The commission, an independent body that oversees elections in the UK, reported it had been the subject of a “complex cyber-attack” that resulted in hackers accessing reference copies of the electoral registers.
These contained the name and address of anyone in the UK who was registered to vote between 2014 and 2022, as well as names of overseas voters. This equates to the data of 40 million people. The Electoral Commission said it did not know whether the data had been downloaded.
The commission said it was “not able to know conclusively” what information had been accessed. It added that the personal data in the commission’s email system, which was also hacked, included email addresses of people who had contacted the commission; any personal images sent to the commission; and contact telephone numbers. The attack on the Electoral Commission compromised its file sharing and email system, allowing access to the online addresses and data of anyone who messaged its staff.

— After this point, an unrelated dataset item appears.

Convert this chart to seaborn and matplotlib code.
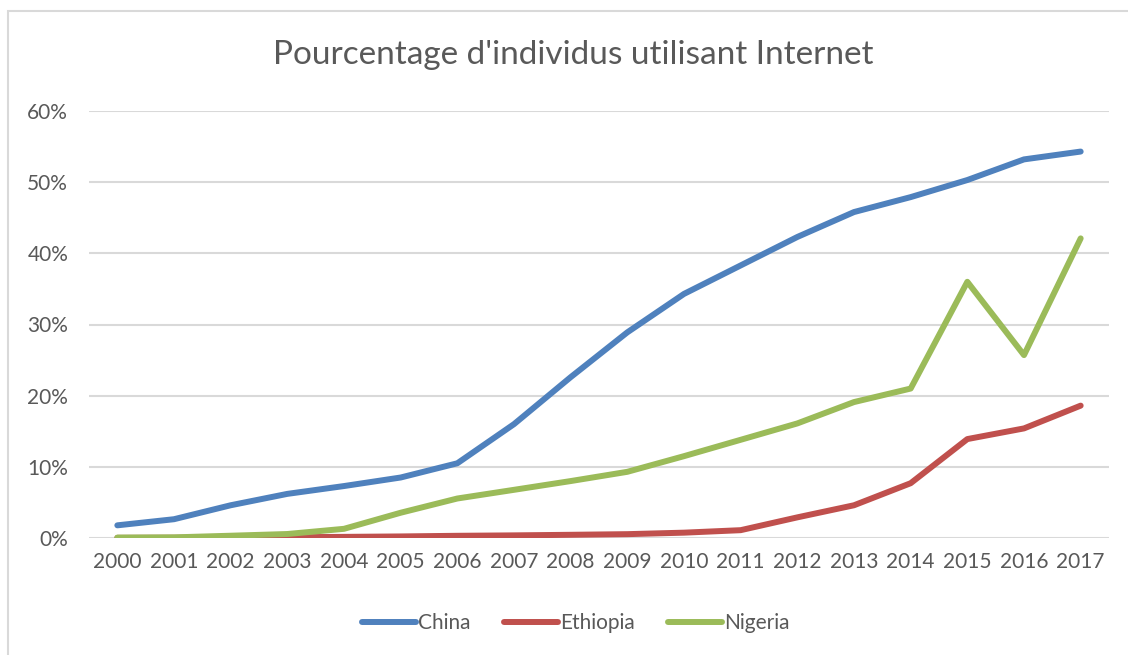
import numpy as np
import pandas as pd
import seaborn as sns
import matplotlib.pyplot as plt
from matplotlib.patches import Rectangle
from matplotlib.ticker import PercentFormatter

# Data (share of population using internet, %)
years = list(range(2000, 2018))
china = [1.78, 2.64, 4.6, 6.2, 7.3, 8.5, 10.5, 16.0, 22.6, 28.9, 34.3, 38.3, 42.3, 45.8, 47.9, 50.3, 53.2, 54.3]
ethiopia = [0.02, 0.04, 0.07, 0.11, 0.16, 0.22, 0.31, 0.37, 0.45, 0.54, 0.75, 1.1, 2.9, 4.6, 7.7, 13.9, 15.4, 18.6]
nigeria = [0.06, 0.09, 0.32, 0.56, 1.29, 3.55, 5.55, 6.77, 8.0, 9.3, 11.5, 13.8, 16.1, 19.1, 21.0, 36.0, 25.7, 42.1]

countries = ['China', 'Ethiopia', 'Nigeria']
colors = ['#4F81BD', '#C0504D', '#9BBB59']

df = pd.DataFrame({'year': years * 3,
                   'value': china + ethiopia + nigeria,
                   'country': np.repeat(countries, len(years))})

sns.set_style("white")
plt.rcParams['font.family'] = ['Lato', 'DejaVu Sans']
txt = '#595959'

fig = plt.figure(figsize=(11.28, 6.55), dpi=100)
ax = fig.add_axes([89/1128, 1 - 538/655, (1109 - 89)/1128, (538 - 111)/655])

# chart border (only top and left are inside the picture)
fig.patches.append(Rectangle((8/1128, -0.05), 1.1, 1.05 - 11/655, transform=fig.transFigure,
                             fill=False, edgecolor='#D9D9D9', linewidth=1.5))

sns.lineplot(data=df, x='year', y='value', hue='country', palette=colors,
             linewidth=4.3, ax=ax, solid_capstyle='round')

ax.set_xlim(1999.5, 2017.5)
ax.set_ylim(0, 60)
ax.set_yticks(range(0, 61, 10))
ax.yaxis.set_major_formatter(PercentFormatter(decimals=0))
ax.set_xticks(years)
ax.set_xticklabels([str(y) for y in years])
ax.grid(axis='y', color='#D9D9D9', linewidth=1.5)
ax.set_axisbelow(True)
for s in ax.spines.values():
    s.set_visible(False)
ax.tick_params(axis='both', length=0, labelsize=15, labelcolor=txt)
ax.tick_params(axis='x', pad=10)
ax.tick_params(axis='y', pad=15)
ax.set_xlabel('')
ax.set_ylabel('')

fig.text(573/1128, 1 - 55/655, "Pourcentage d'individus utilisant Internet",
         ha='center', va='center', fontsize=24, color=txt)

ax.legend_.remove()
handles, labels = ax.get_legend_handles_labels()
fig.legend(handles, labels, loc='center', bbox_to_anchor=(576/1128, 1 - 623/655), ncol=3,
           frameon=False, fontsize=15, labelcolor=txt, handlelength=2.6,
           handletextpad=0.1, columnspacing=1.6)

fig.savefig('out.png', dpi=100)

The National Cyber Security Centre, which is probing the incident, did not rule out the possibility of a foreign state attack. The electoral commission does not know whether any of the email data was taken. The information, however, could be combined with other data, such as social media, to profile individuals.
- The nature and duration of the cyber-attack indicates the sophistication of the assailants.
- The sophistication and ambition of the attack may point to a state-backed entity.
- The attack could leave individuals exposed to manipulation before they make their paper vote.
- It could also leave individuals exposed to fraud attempts, which state-sponsored actors have been known to attempt as well as cyber-criminals.
- Organisations should take appropriate and significant steps, with the support of specialists, to improve the security, resilience, and reliability of their IT systems.
- Consider a penetration test by IT specialists to measure resilience.